WHAT TO WORK ON> Extract only the lines running from the top of the entries to the line that holds "136, 134, 138]". Include that line and omit the pictures.

RECORDED INFORMATION>
— Start —

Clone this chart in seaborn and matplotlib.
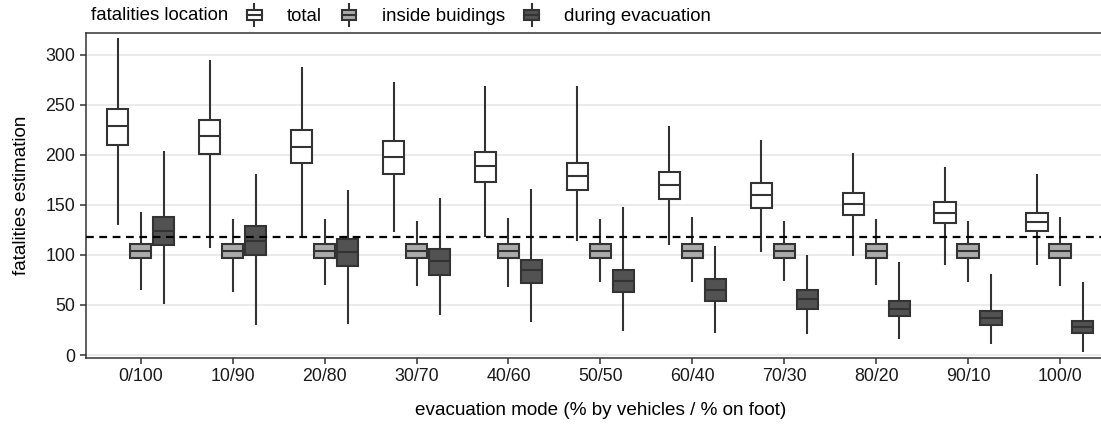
import matplotlib
matplotlib.use("Agg")
import matplotlib.pyplot as plt
from matplotlib.legend_handler import HandlerBase
from matplotlib.patches import Patch, Rectangle
from matplotlib.lines import Line2D
import seaborn as sns
import pandas as pd

# evacuation modes (% by vehicles / % on foot)
modes = ["0/100", "10/90", "20/80", "30/70", "40/60", "50/50",
         "60/40", "70/30", "80/20", "90/10", "100/0"]
locations = ["total", "inside buidings", "during evacuation"]

# five-number summaries: low whisker, q1, median, q3, high whisker
total_lo = [130, 107, 118, 123, 118, 114, 110, 103, 99, 90, 90]
total_q1 = [210, 201, 192, 181, 173, 165, 156, 147, 140, 132, 124]
total_med = [229, 219, 208, 198, 189, 179, 170, 160, 151, 142, 133]
total_q3 = [246, 235, 225, 214, 203, 192, 183, 172, 162, 153, 142]
total_hi = [317, 295, 288, 273, 269, 269, 229, 215, 202, 188, 181]

inside_lo = [65, 63, 70, 69, 68, 73, 73, 74, 70, 73, 69]
inside_q1 = [97, 97, 97, 97, 97, 97, 97, 97, 97, 97, 97]
inside_med = [104, 104, 104, 104, 104, 104, 104, 104, 104, 104, 104]
inside_q3 = [111, 111, 111, 111, 111, 111, 111, 111, 111, 111, 111]
inside_hi = [143, 136, 136, 134, 137, 136, 138, 134, 136, 134, 138]

evac_lo = [51, 30, 31, 40, 33, 24, 22, 21, 16, 11, 3]
evac_q1 = [110, 100, 89, 80, 72, 63, 54, 46, 39, 30, 22]
evac_med = [124, 114, 103, 94, 85, 74, 65, 56, 46, 37, 28]
evac_q3 = [138, 129, 116, 106, 95, 85, 76, 65, 54, 44, 34]
evac_hi = [204, 181, 165, 157, 166, 148, 109, 100, 93, 81, 73]

threshold = 118

fill_colors = ["#FFFFFF", "#ABABAB", "#525252"]
line_col = "#333333"
fs = 12.8       # tick labels
fs_title = 13.6  # axis titles
fs_leg = 13.4    # legend

summaries = {
    "total": [total_lo, total_q1, total_med, total_q3, total_hi],
    "inside buidings": [inside_lo, inside_q1, inside_med, inside_q3, inside_hi],
    "during evacuation": [evac_lo, evac_q1, evac_med, evac_q3, evac_hi],
}
rows = []
for loc in locations:
    for i, m in enumerate(modes):
        for stat in summaries[loc]:
            rows.append({"mode": m, "location": loc, "value": stat[i]})
df = pd.DataFrame(rows)

plt.rcParams["font.family"] = ["Liberation Sans", "DejaVu Sans"]

fig = plt.figure(figsize=(11.01, 4.26), dpi=100)
ax = fig.add_axes([0.0778, 0.1596, 0.935, 0.7636])

sns.boxplot(data=df, x="mode", y="value", hue="location", order=modes,
            hue_order=locations, palette=fill_colors, whis=(0, 100),
            width=0.75, gap=0.08, linecolor=line_col, linewidth=1.5,
            showfliers=False, showcaps=False, saturation=1, legend=False, ax=ax)

ax.axhline(threshold, color="black", linewidth=1.6, linestyle=(0, (3.5, 2.5)), zorder=5)

ax.set_xlim(-0.6, 10.6)
ax.set_ylim(-3, 322)
ax.set_yticks([0, 50, 100, 150, 200, 250, 300])
ax.yaxis.grid(True, color="#EBEBEB", linewidth=1.4)
ax.xaxis.grid(False)
ax.set_axisbelow(True)
for side in ["left", "top", "bottom"]:
    ax.spines[side].set_color(line_col)
    ax.spines[side].set_linewidth(1.1)
ax.spines["right"].set_visible(False)
ax.tick_params(colors=line_col, labelcolor="#1a1a1a", labelsize=fs,
               length=4.5, width=1.1, pad=3)
ax.set_xlabel("evacuation mode (% by vehicles / % on foot)", fontsize=fs_title, labelpad=12)
ax.set_ylabel("fatalities estimation", fontsize=fs_title, labelpad=11)


class BoxHandler(HandlerBase):
    def create_artists(self, legend, orig_handle, xdescent, ydescent,
                       width, height, fontsize, trans):
        x0, y0 = -xdescent, -ydescent
        fc = orig_handle.get_facecolor()
        box = Rectangle((x0, y0 + 0.2 * height), width, 0.6 * height,
                        facecolor=fc, edgecolor=line_col, linewidth=1.5, transform=trans)
        med = Line2D([x0, x0 + width], [y0 + 0.5 * height] * 2,
                     color=line_col, linewidth=1.5, transform=trans)
        w1 = Line2D([x0 + width / 2] * 2, [y0 - 0.15 * height, y0 + 0.2 * height],
                    color=line_col, linewidth=1.5, transform=trans)
        w2 = Line2D([x0 + width / 2] * 2, [y0 + 0.8 * height, y0 + 1.15 * height],
                    color=line_col, linewidth=1.5, transform=trans)
        return [w1, w2, box, med]


handles = [Patch(facecolor=c) for c in fill_colors]
fig.text(91 / 1101, 1 - 16 / 426, "fatalities location", fontsize=fs_leg,
         ha="left", va="center")
fig.legend(handles, locations, handler_map={Patch: BoxHandler()},
           loc="center left", bbox_to_anchor=(247 / 1101, 1 - 16 / 426),
           ncol=3, frameon=False, fontsize=fs_leg, borderpad=0, borderaxespad=0,
           handlelength=0.8, handleheight=1.0, handletextpad=1.35,
           columnspacing=1.05)

fig.savefig("out.png", dpi=100)
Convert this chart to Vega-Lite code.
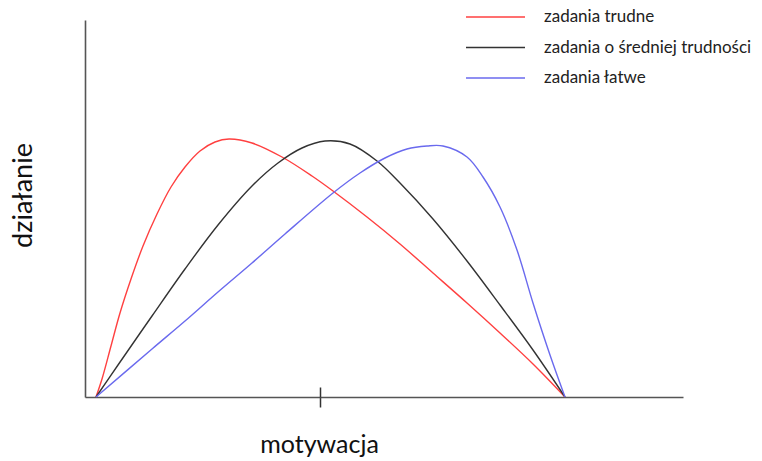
{
  "$schema": "https://vega.github.io/schema/vega-lite/v6.json",
  "width": 598,
  "height": 377,
  "autosize": "none",
  "padding": {"left": 85, "top": 20, "right": 79, "bottom": 64},
  "background": "white",
  "config": {"view": {"stroke": null}, "font": "Lato"},
  "data": {"values": [
    {"zadania": "zadania trudne", "motywacja": 11, "dzialanie": 0},
    {"zadania": "zadania trudne", "motywacja": 17, "dzialanie": 18},
    {"zadania": "zadania trudne", "motywacja": 26, "dzialanie": 51},
    {"zadania": "zadania trudne", "motywacja": 35, "dzialanie": 84},
    {"zadania": "zadania trudne", "motywacja": 46, "dzialanie": 118},
    {"zadania": "zadania trudne", "motywacja": 58, "dzialanie": 151},
    {"zadania": "zadania trudne", "motywacja": 72, "dzialanie": 183},
    {"zadania": "zadania trudne", "motywacja": 86, "dzialanie": 210},
    {"zadania": "zadania trudne", "motywacja": 100, "dzialanie": 230},
    {"zadania": "zadania trudne", "motywacja": 115, "dzialanie": 246},
    {"zadania": "zadania trudne", "motywacja": 130, "dzialanie": 255},
    {"zadania": "zadania trudne", "motywacja": 144, "dzialanie": 258},
    {"zadania": "zadania trudne", "motywacja": 167, "dzialanie": 254},
    {"zadania": "zadania trudne", "motywacja": 197, "dzialanie": 240},
    {"zadania": "zadania trudne", "motywacja": 227, "dzialanie": 221},
    {"zadania": "zadania trudne", "motywacja": 248, "dzialanie": 206},
    {"zadania": "zadania trudne", "motywacja": 282, "dzialanie": 180},
    {"zadania": "zadania trudne", "motywacja": 315, "dzialanie": 153},
    {"zadania": "zadania trudne", "motywacja": 348, "dzialanie": 124},
    {"zadania": "zadania trudne", "motywacja": 382, "dzialanie": 94},
    {"zadania": "zadania trudne", "motywacja": 415, "dzialanie": 64},
    {"zadania": "zadania trudne", "motywacja": 448, "dzialanie": 33},
    {"zadania": "zadania trudne", "motywacja": 480, "dzialanie": 0},
    {"zadania": "zadania o średniej trudności", "motywacja": 11, "dzialanie": 0},
    {"zadania": "zadania o średniej trudności", "motywacja": 33, "dzialanie": 32},
    {"zadania": "zadania o średniej trudności", "motywacja": 67, "dzialanie": 81},
    {"zadania": "zadania o średniej trudności", "motywacja": 100, "dzialanie": 128},
    {"zadania": "zadania o średniej trudności", "motywacja": 133, "dzialanie": 172},
    {"zadania": "zadania o średniej trudności", "motywacja": 167, "dzialanie": 211},
    {"zadania": "zadania o średniej trudności", "motywacja": 193, "dzialanie": 234},
    {"zadania": "zadania o średniej trudności", "motywacja": 217, "dzialanie": 249},
    {"zadania": "zadania o średniej trudności", "motywacja": 240, "dzialanie": 256},
    {"zadania": "zadania o średniej trudności", "motywacja": 265, "dzialanie": 253},
    {"zadania": "zadania o średniej trudności", "motywacja": 292, "dzialanie": 236},
    {"zadania": "zadania o średniej trudności", "motywacja": 315, "dzialanie": 214},
    {"zadania": "zadania o średniej trudności", "motywacja": 348, "dzialanie": 178},
    {"zadania": "zadania o średniej trudności", "motywacja": 382, "dzialanie": 136},
    {"zadania": "zadania o średniej trudności", "motywacja": 415, "dzialanie": 92},
    {"zadania": "zadania o średniej trudności", "motywacja": 448, "dzialanie": 47},
    {"zadania": "zadania o średniej trudności", "motywacja": 480, "dzialanie": 0},
    {"zadania": "zadania łatwe", "motywacja": 11, "dzialanie": 0},
    {"zadania": "zadania łatwe", "motywacja": 67, "dzialanie": 48},
    {"zadania": "zadania łatwe", "motywacja": 100, "dzialanie": 76},
    {"zadania": "zadania łatwe", "motywacja": 133, "dzialanie": 105},
    {"zadania": "zadania łatwe", "motywacja": 167, "dzialanie": 134},
    {"zadania": "zadania łatwe", "motywacja": 200, "dzialanie": 163},
    {"zadania": "zadania łatwe", "motywacja": 248, "dzialanie": 204},
    {"zadania": "zadania łatwe", "motywacja": 275, "dzialanie": 224},
    {"zadania": "zadania łatwe", "motywacja": 300, "dzialanie": 239},
    {"zadania": "zadania łatwe", "motywacja": 322, "dzialanie": 248},
    {"zadania": "zadania łatwe", "motywacja": 342, "dzialanie": 251},
    {"zadania": "zadania łatwe", "motywacja": 358, "dzialanie": 251},
    {"zadania": "zadania łatwe", "motywacja": 382, "dzialanie": 240},
    {"zadania": "zadania łatwe", "motywacja": 398, "dzialanie": 220},
    {"zadania": "zadania łatwe", "motywacja": 415, "dzialanie": 190},
    {"zadania": "zadania łatwe", "motywacja": 432, "dzialanie": 147},
    {"zadania": "zadania łatwe", "motywacja": 448, "dzialanie": 94},
    {"zadania": "zadania łatwe", "motywacja": 465, "dzialanie": 42},
    {"zadania": "zadania łatwe", "motywacja": 480, "dzialanie": 0}
  ]},
  "resolve": {"axis": {"x": "independent"}},
  "layer": [
    {
      "mark": {"type": "line", "interpolate": "catmull-rom", "strokeWidth": 1.4},
      "encoding": {
        "x": {
          "field": "motywacja", "type": "quantitative",
          "scale": {"domain": [0, 598], "nice": false, "zero": false},
          "axis": {
            "orient": "bottom",
            "values": [235], "labels": false, "grid": false,
            "ticks": true, "tickSize": 10, "tickColor": "#333", "tickWidth": 1.5,
            "domainColor": "#555", "domainWidth": 1.6,
            "title": "motywacja", "titleX": 234, "titleY": 55,
            "titleAlign": "center", "titleBaseline": "alphabetic",
            "titleFontSize": 25, "titleFontWeight": "normal", "titleColor": "#111", "titleFont": "Lato"
          }
        },
        "y": {
          "field": "dzialanie", "type": "quantitative",
          "scale": {"domain": [0, 377], "nice": false},
          "axis": {
            "labels": false, "ticks": false, "grid": false,
            "domainColor": "#555", "domainWidth": 1.6,
            "title": "działanie", "titleX": -62, "titleY": 175,
            "titleAngle": -90, "titleAlign": "center", "titleBaseline": "middle",
            "titleFontSize": 27, "titleFontWeight": "normal", "titleColor": "#111", "titleFont": "Lato"
          }
        },
        "color": {
          "field": "zadania", "type": "nominal",
          "scale": {
            "domain": ["zadania trudne", "zadania o średniej trudności", "zadania łatwe"],
            "range": ["#ff4040", "#333333", "#6a6aee"]
          },
          "legend": {
            "title": null, "orient": "none", "legendX": 380, "legendY": -16,
            "symbolType": "stroke", "symbolSize": 3481, "symbolStrokeWidth": 1.6,
            "clipHeight": 26, "rowPadding": 4.5,
            "labelOffset": 18, "labelFontSize": 17, "labelFont": "Lato", "labelColor": "#222",
            "labelLimit": 400
          }
        }
      }
    },
    {
      "mark": {"type": "line", "interpolate": "catmull-rom", "opacity": 0},
      "encoding": {
        "x": {
          "field": "motywacja", "type": "quantitative",
          "scale": {"domain": [0, 598], "nice": false, "zero": false},
          "axis": {
            "orient": "bottom",
            "values": [235], "labels": false, "grid": false, "domain": false,
            "ticks": true, "tickSize": 10, "tickColor": "#333", "tickWidth": 1.5,
            "offset": -10, "title": null
          }
        },
        "y": {"field": "dzialanie", "type": "quantitative", "scale": {"domain": [0, 377], "nice": false}},
        "detail": {"field": "zadania", "type": "nominal"}
      }
    }
  ]
}
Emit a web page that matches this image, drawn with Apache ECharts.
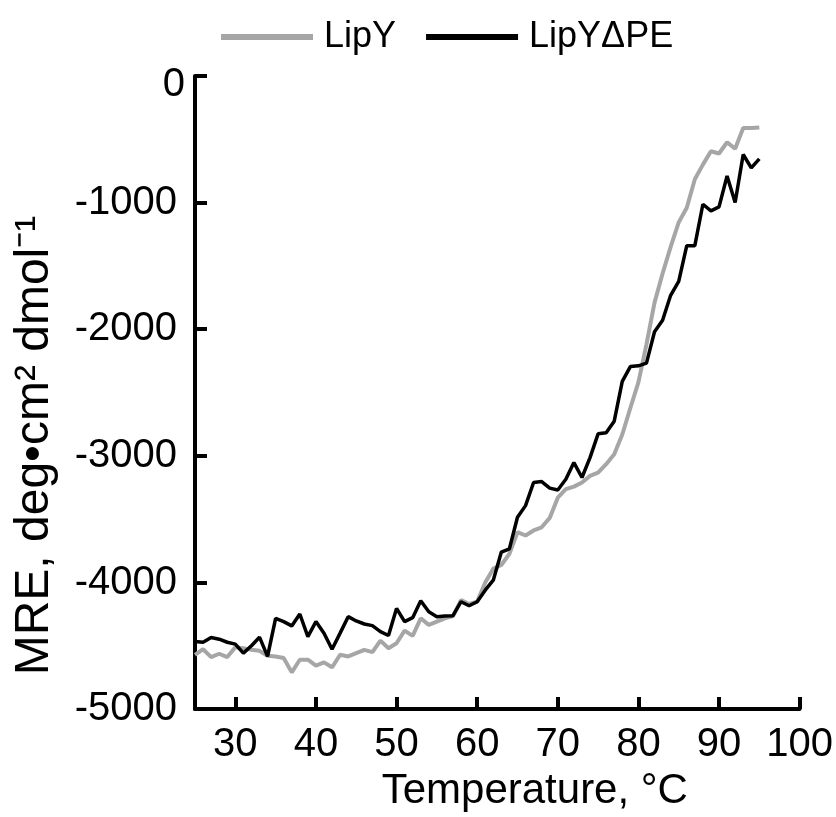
<!DOCTYPE html>
<html>
<head>
<meta charset="utf-8">
<script src="https://cdn.jsdelivr.net/npm/echarts@6/dist/echarts.min.js"></script>
<style>html,body{margin:0;padding:0;background:#fff}#c{width:836px;height:817px}</style>
</head>
<body>
<div id="c"></div>
<script>
const temps = [25,26,27,28,29,30,31,32,33,34,35,36,37,38,39,40,41,42,43,44,45,46,47,48,49,50,51,52,53,54,55,56,57,58,59,60,61,62,63,64,65,66,67,68,69,70,71,72,73,74,75,76,77,78,79,80,81,82,83,84,85,86,87,88,89,90,91,92,93,94,95];
const lipY = [-4571,-4527,-4589,-4563,-4589,-4511,-4519,-4532,-4540,-4579,-4584,-4597,-4710,-4610,-4610,-4657,-4631,-4670,-4571,-4584,-4558,-4532,-4550,-4459,-4519,-4480,-4380,-4422,-4283,-4335,-4309,-4283,-4265,-4139,-4170,-4152,-4000,-3891,-3862,-3773,-3603,-3629,-3589,-3564,-3490,-3330,-3263,-3243,-3210,-3158,-3132,-3066,-2988,-2831,-2622,-2420,-2120,-1790,-1560,-1350,-1156,-1040,-816,-700,-594,-612,-523,-575,-411,-411,-406];
const lipYdPE = [-4466,-4472,-4435,-4448,-4472,-4487,-4558,-4500,-4432,-4584,-4283,-4309,-4343,-4249,-4427,-4309,-4401,-4527,-4400,-4270,-4304,-4328,-4341,-4388,-4419,-4205,-4309,-4278,-4144,-4231,-4270,-4265,-4262,-4152,-4184,-4152,-4061,-3982,-3760,-3734,-3485,-3393,-3210,-3203,-3255,-3270,-3185,-3053,-3171,-3014,-2826,-2818,-2726,-2412,-2295,-2289,-2268,-2020,-1929,-1732,-1622,-1340,-1340,-1013,-1065,-1034,-790,-999,-620,-725,-654];
const xTicks = [30,40,50,60,70,80,90,100];
const seriesNames = ['LipY','LipY\u0394PE'];

const font = 'Liberation Sans, Arial, Helvetica, sans-serif';
const chart = echarts.init(document.getElementById('c'), null, {renderer:'canvas'});
chart.setOption({
  animation:false,
  backgroundColor:'#fff',
  legend:{
    left:216, top:14,
    itemWidth:92, itemHeight:6, itemGap:30,
    icon:'rect',
    textStyle:{fontFamily:font, fontSize:36, color:'#000', padding:[0,0,0,6]},
    data:seriesNames
  },
  grid:{left:195, right:36, top:76, bottom:105, containLabel:false},
  xAxis:{
    type:'value', min:25, max:100,
    name:'Temperature, \u00b0C', nameLocation:'middle', nameGap:59,
    nameTextStyle:{fontFamily:font, fontSize:42, color:'#000', padding:[0,0,0,75]},
    axisLine:{onZero:false, lineStyle:{color:'#000', width:4}},
    axisTick:{inside:true, length:12, lineStyle:{color:'#000', width:4}, customValues:xTicks},
    axisLabel:{fontFamily:font, fontSize:40, color:'#000', margin:16, customValues:xTicks},
    splitLine:{show:false}
  },
  yAxis:{
    type:'value', min:-5000, max:0, interval:1000,
    name:'MRE, deg\u2022cm\u00b2 dmol\u207b\u00b9', nameLocation:'middle', nameGap:136,
    nameTextStyle:{fontFamily:font, fontSize:48, color:'#000', padding:[0,106,0,0]},
    axisLine:{onZero:false, lineStyle:{color:'#000', width:4}},
    axisTick:{inside:true, length:12, lineStyle:{color:'#000', width:4}},
    axisLabel:{fontFamily:font, fontSize:40, color:'#000', margin:18,
      formatter:function(v){ return v === 0 ? '{z|0}' : String(v); },
      rich:{z:{fontFamily:font, fontSize:40, color:'#000', padding:[18,-8,0,0]}}},
    splitLine:{show:false}
  },
  series:[
    {name:seriesNames[0], type:'line', showSymbol:false, data:temps.map((t,i)=>[t,lipY[i]]),
     lineStyle:{color:'#a6a6a6', width:4}, itemStyle:{color:'#a6a6a6'}, z:2},
    {name:seriesNames[1], type:'line', showSymbol:false, data:temps.map((t,i)=>[t,lipYdPE[i]]),
     lineStyle:{color:'#000', width:3.5}, itemStyle:{color:'#000'}, z:3}
  ]
});
</script>
</body>
</html>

— End —

REPLY TO THE TASK>
Clone this chart in seaborn and matplotlib.
import matplotlib
matplotlib.use("Agg")
import matplotlib.pyplot as plt
from matplotlib.legend_handler import HandlerBase
from matplotlib.patches import Patch, Rectangle
from matplotlib.lines import Line2D
import seaborn as sns
import pandas as pd

# evacuation modes (% by vehicles / % on foot)
modes = ["0/100", "10/90", "20/80", "30/70", "40/60", "50/50",
         "60/40", "70/30", "80/20", "90/10", "100/0"]
locations = ["total", "inside buidings", "during evacuation"]

# five-number summaries: low whisker, q1, median, q3, high whisker
total_lo = [130, 107, 118, 123, 118, 114, 110, 103, 99, 90, 90]
total_q1 = [210, 201, 192, 181, 173, 165, 156, 147, 140, 132, 124]
total_med = [229, 219, 208, 198, 189, 179, 170, 160, 151, 142, 133]
total_q3 = [246, 235, 225, 214, 203, 192, 183, 172, 162, 153, 142]
total_hi = [317, 295, 288, 273, 269, 269, 229, 215, 202, 188, 181]

inside_lo = [65, 63, 70, 69, 68, 73, 73, 74, 70, 73, 69]
inside_q1 = [97, 97, 97, 97, 97, 97, 97, 97, 97, 97, 97]
inside_med = [104, 104, 104, 104, 104, 104, 104, 104, 104, 104, 104]
inside_q3 = [111, 111, 111, 111, 111, 111, 111, 111, 111, 111, 111]
inside_hi = [143, 136, 136, 134, 137, 136, 138, 134, 136, 134, 138]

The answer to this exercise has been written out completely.